ADR-021: Observability & Error Handling

Status: Planning Owner: @bilal @deen Date: 2026-02-15

Why This Needs an ADR

Envo handles tenant emergencies (gas leaks, flooding, no heating). If the system fails silently — a webhook doesn’t process, an LLM call times out, an event doesn’t publish — tenants don’t get help and landlords don’t know.

Currently:

  • Sentry DSN is listed as “optional” in the CI/CD doc
  • No structured logging strategy
  • ADR-013 has correlation IDs but no unified tracing
  • No LLM cost/latency monitoring
  • No alerting for critical failures
  • console.error is the primary error handling pattern

What Needs Monitoring

Tier 1: Safety-Critical (must alert immediately)

SignalWhyAlert
Webhook processing failures (Twilio, VAPI)Tenant messages lostSlack + SMS to on-call
Emergency detection failuresGas leak not flaggedSlack + SMS
Issue creation failuresTenant reported but nothing loggedSlack
LLM provider complete outageNo AI responses at allSlack

Tier 2: Operational (alert within hours)

SignalWhyAlert
Event publish failures > 10%n8n/notifications degradedSlack
LLM latency p95 > 5sTenant experience degradedSlack
Error rate > 5% on any endpointSomething brokenSlack
Cron job missed scheduled runCleanup/alerts not happeningSlack
Database connection pool exhaustionApp will fail soonSlack

Tier 3: Business Intelligence (daily/weekly review)

SignalWhy
LLM cost per day/weekBudget tracking
LLM token usage by modelOptimisation
Conversation volume by channelGrowth tracking
Issue creation rateProduct health
RAG retrieval quality metricsAI quality

Options for Error Tracking

OptionCostEffortNotes
Sentry (free tier)Free (5K events/mo)Low — SDK installBest DX, source maps, breadcrumbs
Vercel Analytics + LogsIncluded in ProZeroBasic, no alerting
Axiom (via Vercel integration)Free tierLowGood for logs, integrates with Vercel
BetterStack (Logtail)Free tierLowStructured logging + uptime monitoring

Recommendation: Sentry for errors + Vercel logs for general observability. Add structured logging later.

Structured Logging

Replace console.log/error with structured JSON logs:

// Before
console.error('Failed to process message', error)
 
// After
logger.error('webhook.process_failed', {
  channel: 'whatsapp',
  conversationId,
  error: error.message,
  correlationId,  // From ADR-013
})

Minimum fields per log entry:

  • timestamp, level, event (dot-notation like webhook.process_failed)
  • correlationId (links related operations)
  • organisationId (for multi-tenant debugging)
  • userId or tenantId (who triggered it)

LLM Monitoring

LLM calls are the most expensive and least predictable part of the stack. Need to track:

// Wrapper around every LLM call
const result = await withLLMMonitoring({
  provider: 'anthropic',
  model: 'claude-haiku-4-5-20251001',
  purpose: 'intent_classification',  // or 'tool_use', 'rag_response', 'rerank'
  organisationId,
}, async () => {
  return anthropic.messages.create(...)
})
 
// Logs: provider, model, purpose, input_tokens, output_tokens, latency_ms, success, error

This enables:

  • Cost breakdown by purpose (how much does reranking cost vs responses?)
  • Latency tracking per model
  • Failure rate per provider (trigger fallback alerts)
  • Per-org cost tracking (for BYOAK billing, ADR-014 White-Label & BYOAK)

Request Tracing

ADR-013 already has correlation_id on domain events. Extend to full request tracing:

Twilio webhook → correlationId generated
  → processInboundMessage (same correlationId)
    → identifyTenant (same correlationId)
    → LLM tool use call (same correlationId)
    → createIssue (same correlationId)
    → emit domain event (same correlationId)
    → notifyLandlord (same correlationId)

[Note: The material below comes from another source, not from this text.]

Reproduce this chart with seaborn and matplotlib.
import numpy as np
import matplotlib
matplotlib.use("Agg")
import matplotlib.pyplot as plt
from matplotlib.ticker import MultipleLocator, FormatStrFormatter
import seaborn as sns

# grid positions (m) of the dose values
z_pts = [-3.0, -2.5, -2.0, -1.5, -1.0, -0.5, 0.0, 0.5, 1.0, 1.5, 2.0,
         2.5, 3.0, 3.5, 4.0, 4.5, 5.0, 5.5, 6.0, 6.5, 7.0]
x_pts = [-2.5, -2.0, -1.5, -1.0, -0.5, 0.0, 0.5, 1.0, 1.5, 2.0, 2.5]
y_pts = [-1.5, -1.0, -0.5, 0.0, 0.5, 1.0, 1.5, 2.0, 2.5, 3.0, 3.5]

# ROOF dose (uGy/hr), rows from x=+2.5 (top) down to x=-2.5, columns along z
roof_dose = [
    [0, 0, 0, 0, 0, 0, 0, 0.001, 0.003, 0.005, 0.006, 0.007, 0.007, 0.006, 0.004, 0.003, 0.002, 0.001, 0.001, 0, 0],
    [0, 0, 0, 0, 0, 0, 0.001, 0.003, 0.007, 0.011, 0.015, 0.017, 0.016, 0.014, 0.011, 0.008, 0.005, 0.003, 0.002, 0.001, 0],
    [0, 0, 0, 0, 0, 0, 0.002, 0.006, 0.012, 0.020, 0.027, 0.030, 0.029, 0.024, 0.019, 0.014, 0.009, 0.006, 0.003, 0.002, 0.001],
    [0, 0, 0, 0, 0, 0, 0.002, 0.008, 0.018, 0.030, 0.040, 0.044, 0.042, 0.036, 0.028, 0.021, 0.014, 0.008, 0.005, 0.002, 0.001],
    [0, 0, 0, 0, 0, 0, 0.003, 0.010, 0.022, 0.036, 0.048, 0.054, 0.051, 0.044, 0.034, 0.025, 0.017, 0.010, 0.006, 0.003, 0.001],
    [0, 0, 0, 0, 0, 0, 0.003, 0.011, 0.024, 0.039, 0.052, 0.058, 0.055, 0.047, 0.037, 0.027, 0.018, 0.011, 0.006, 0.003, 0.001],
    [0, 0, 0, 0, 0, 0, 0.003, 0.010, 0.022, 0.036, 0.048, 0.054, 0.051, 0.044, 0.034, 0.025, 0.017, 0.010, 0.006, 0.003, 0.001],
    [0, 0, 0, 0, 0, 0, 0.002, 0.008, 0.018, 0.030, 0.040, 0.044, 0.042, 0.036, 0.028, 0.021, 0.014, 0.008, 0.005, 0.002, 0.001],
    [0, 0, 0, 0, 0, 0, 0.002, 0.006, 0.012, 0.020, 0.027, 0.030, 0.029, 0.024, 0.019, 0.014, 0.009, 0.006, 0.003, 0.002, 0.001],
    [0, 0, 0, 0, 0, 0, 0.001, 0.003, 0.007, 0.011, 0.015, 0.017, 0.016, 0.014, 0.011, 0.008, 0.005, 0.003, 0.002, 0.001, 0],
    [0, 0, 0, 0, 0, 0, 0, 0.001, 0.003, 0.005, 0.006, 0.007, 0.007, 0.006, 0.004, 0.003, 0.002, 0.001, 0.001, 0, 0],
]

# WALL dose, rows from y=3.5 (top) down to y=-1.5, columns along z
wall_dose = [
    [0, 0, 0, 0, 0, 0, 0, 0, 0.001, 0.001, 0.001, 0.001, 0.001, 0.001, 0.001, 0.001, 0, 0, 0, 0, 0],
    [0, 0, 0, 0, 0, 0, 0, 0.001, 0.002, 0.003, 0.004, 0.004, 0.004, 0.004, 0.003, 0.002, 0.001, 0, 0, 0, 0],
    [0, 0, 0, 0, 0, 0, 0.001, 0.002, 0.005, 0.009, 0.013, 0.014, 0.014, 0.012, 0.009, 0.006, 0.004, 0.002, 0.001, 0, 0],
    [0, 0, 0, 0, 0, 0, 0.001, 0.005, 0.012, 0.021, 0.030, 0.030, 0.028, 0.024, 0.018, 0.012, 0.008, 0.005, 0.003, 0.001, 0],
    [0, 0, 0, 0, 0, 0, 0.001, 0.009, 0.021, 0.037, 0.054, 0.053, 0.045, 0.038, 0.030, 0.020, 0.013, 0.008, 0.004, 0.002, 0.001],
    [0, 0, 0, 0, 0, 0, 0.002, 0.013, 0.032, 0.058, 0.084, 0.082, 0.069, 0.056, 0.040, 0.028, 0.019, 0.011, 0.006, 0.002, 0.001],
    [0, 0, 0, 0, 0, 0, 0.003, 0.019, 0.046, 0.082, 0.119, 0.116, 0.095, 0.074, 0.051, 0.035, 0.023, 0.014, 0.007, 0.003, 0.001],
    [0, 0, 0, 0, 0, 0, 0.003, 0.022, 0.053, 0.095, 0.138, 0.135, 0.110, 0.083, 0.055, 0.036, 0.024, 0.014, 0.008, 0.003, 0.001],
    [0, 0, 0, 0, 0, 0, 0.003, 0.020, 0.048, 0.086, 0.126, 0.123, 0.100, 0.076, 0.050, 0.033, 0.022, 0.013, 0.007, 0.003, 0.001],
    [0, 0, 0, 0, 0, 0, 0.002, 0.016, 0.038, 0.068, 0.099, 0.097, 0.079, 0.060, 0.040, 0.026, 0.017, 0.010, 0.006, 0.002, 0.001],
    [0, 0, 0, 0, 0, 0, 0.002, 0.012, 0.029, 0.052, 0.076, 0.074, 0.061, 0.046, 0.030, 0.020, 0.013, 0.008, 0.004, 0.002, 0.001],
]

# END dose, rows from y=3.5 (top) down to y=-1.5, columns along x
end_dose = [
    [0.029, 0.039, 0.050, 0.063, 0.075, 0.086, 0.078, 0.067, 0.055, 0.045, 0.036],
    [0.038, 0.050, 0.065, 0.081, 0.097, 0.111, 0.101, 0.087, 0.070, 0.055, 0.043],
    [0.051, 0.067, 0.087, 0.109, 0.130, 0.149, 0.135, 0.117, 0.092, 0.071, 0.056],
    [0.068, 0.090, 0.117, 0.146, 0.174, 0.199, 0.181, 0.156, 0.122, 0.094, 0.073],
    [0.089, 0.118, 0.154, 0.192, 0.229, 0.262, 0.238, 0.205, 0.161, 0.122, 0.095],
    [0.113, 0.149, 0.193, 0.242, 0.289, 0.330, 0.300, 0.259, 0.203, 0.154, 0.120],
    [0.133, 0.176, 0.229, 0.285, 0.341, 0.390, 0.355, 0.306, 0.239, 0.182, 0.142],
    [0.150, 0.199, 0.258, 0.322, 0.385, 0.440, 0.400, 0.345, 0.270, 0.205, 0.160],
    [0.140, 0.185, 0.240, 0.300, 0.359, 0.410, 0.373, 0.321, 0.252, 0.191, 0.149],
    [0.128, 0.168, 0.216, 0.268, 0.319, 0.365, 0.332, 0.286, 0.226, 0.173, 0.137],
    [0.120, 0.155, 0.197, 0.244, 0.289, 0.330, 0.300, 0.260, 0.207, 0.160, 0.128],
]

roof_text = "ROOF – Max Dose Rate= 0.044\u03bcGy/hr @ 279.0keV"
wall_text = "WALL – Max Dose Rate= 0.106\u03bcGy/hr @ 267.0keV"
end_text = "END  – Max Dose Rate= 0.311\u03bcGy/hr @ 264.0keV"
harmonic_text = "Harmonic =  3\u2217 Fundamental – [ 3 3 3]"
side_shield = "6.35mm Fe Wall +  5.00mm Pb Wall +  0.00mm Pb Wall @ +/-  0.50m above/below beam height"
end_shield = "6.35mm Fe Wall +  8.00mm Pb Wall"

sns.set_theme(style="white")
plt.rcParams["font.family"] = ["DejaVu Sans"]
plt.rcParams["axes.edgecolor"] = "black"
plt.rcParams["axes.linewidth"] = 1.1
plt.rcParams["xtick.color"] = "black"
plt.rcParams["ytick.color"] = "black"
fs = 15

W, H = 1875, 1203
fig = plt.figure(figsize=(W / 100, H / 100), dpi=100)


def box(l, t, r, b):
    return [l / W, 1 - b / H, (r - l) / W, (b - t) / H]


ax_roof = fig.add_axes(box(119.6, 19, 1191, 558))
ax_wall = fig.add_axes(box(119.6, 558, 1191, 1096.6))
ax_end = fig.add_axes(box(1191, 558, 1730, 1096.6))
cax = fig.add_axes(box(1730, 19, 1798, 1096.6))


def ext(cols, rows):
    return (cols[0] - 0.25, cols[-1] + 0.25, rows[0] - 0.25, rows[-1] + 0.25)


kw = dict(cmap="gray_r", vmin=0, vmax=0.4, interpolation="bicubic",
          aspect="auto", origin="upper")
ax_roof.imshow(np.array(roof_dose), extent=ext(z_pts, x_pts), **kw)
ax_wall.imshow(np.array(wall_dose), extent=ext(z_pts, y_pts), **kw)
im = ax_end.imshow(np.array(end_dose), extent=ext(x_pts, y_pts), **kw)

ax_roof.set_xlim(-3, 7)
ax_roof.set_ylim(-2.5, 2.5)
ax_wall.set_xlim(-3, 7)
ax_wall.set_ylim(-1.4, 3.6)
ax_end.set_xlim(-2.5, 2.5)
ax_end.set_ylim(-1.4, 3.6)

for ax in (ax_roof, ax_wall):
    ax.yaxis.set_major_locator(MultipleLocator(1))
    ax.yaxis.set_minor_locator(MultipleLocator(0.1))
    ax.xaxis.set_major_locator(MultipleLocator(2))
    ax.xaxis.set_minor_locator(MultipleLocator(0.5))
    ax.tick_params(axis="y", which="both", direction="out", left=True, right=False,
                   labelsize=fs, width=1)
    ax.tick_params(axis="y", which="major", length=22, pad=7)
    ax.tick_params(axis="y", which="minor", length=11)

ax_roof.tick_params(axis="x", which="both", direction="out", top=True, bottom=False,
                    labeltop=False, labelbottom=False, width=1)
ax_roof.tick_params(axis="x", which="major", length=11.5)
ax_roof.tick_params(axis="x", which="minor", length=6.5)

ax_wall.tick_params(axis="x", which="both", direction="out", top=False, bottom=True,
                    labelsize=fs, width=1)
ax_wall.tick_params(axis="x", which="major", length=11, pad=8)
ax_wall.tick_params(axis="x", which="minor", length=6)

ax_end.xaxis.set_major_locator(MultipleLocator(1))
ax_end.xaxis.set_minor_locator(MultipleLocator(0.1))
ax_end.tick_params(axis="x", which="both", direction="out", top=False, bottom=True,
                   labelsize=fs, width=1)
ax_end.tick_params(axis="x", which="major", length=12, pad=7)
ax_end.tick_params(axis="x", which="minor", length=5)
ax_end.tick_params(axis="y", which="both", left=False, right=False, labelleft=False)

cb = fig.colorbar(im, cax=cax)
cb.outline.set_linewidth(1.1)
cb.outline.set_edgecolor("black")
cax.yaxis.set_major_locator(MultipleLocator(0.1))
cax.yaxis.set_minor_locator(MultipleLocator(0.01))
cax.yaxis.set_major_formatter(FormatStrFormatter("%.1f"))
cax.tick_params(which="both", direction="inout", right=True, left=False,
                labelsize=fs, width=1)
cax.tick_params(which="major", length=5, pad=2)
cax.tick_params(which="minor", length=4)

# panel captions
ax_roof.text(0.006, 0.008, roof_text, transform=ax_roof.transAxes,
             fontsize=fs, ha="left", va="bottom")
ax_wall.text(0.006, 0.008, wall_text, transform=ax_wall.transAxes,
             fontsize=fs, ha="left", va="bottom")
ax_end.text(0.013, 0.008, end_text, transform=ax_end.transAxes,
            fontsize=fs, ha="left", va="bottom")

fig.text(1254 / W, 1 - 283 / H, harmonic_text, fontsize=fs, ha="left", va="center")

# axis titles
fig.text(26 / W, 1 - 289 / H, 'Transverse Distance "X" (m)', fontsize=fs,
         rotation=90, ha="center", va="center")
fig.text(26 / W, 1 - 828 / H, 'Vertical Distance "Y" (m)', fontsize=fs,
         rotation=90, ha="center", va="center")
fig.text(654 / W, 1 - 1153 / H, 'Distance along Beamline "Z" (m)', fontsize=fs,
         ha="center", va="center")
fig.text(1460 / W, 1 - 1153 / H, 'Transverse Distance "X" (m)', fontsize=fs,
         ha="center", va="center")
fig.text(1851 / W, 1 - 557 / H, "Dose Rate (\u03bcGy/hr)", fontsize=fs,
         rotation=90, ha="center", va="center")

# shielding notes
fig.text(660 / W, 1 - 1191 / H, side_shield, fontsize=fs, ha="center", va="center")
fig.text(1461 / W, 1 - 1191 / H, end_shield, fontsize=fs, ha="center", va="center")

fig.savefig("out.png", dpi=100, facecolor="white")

When something fails, search by correlationId to see the full chain.

Minimum Viable Observability

For pre-deployment:

  1. Sentry SDK — Install, configure source maps, catch unhandled errors
  2. Webhook health check — Log every webhook receipt, alert if none received in 1 hour
  3. LLM call logging — Structured log of every LLM call (provider, tokens, latency, success)
  4. Health endpoint/api/health checks DB + at least one LLM provider available

Add structured logging, request tracing, and business metrics as the product scales.